Jakarta, 26 January 2022 – The energy sector which is dominated by fossil energy accounts for ⅔ of global emissions. In order to reduce greenhouse gas (GHG) emissions exponentially, massive use of renewable energy is an important thing to do. One of the efforts to empower 100 percent of the technical potential of renewable energy, which is widely spread across all provinces in Indonesia, is the construction of an interconnection of the archipelago’s electricity network.
Jisman Hutajulu, Director of Electricity Program Development at the Ministry of Energy and Mineral Resources, in the HK Experts webinar (26/1/2022), stated that the government through the Ministry of Energy and Mineral Resources has plans to connect the grid system between islands in Indonesia.
“This is to support the 2060 net-zero emission plan. One of the things we want to encourage is the use of NRE, but many NRE sources are far from the many demand sources in Java. So we have to transmit that energy to our load center,” Jisman explained.
Jisman said that his party encouraged PLN to complete interconnections within major islands in Indonesia, which is expected to be fully completed in 2024, later to be connected between islands gradually.

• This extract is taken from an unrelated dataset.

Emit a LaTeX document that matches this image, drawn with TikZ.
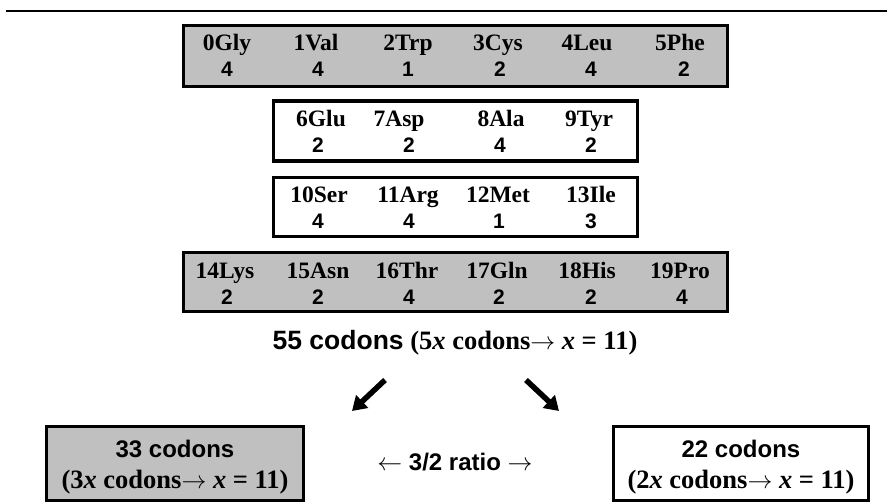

Jisman admits that building this transmission system takes a lot of investment. So the ministry is making a study about priority, to analyze and determine which transmission will be built first. Furthermore, Jisman also mentioned the potential inclusion of this transmission development plan in the Problem Inventory Draft (DIM) of the NRE Bill to ensure the priority of the work.
On the same occasion, Fabby Tumiwa, Executive Director of IESR, believes that this interconnection system should be seen as an investment, not a burden from the choice of shifting to clean energy.
“According to IESR, Indonesia has abundant renewable energy potential. For solar alone, the potential can reach 7,700 GW with the largest potential based on land suitability, located in East Kalimantan, Central Kalimantan, and South Kalimantan,” said Fabby.
Fabby also revealed that the initial investment needed for grid interconnection development until 2030 is still relatively small, around USD 3.3 billion because there is no inter-island integration yet. However, the required investment will increase in 2040 and 2050, respectively at USD 34.8 billion and USD 53.9 billion.
Other benefits that Indonesia can enjoy from inter-island grid interconnection include increased reliability and concentrated power reserves.
“For instance, excessive power reserves in Sumatra can be sent to Bangka, and vice versa,” said Fabby.
In addition, an integrated inter-island network can reduce investment requirements for developing new power generation. According to him again, the interconnection of the grid will create a diversity of generation mix and supply security, which is different from fossil energy systems that only come from one energy source. Furthermore, Fabby explained that if this interconnection system is already running, the cost of generating renewable energy will decrease by 18% – 46% by 2030.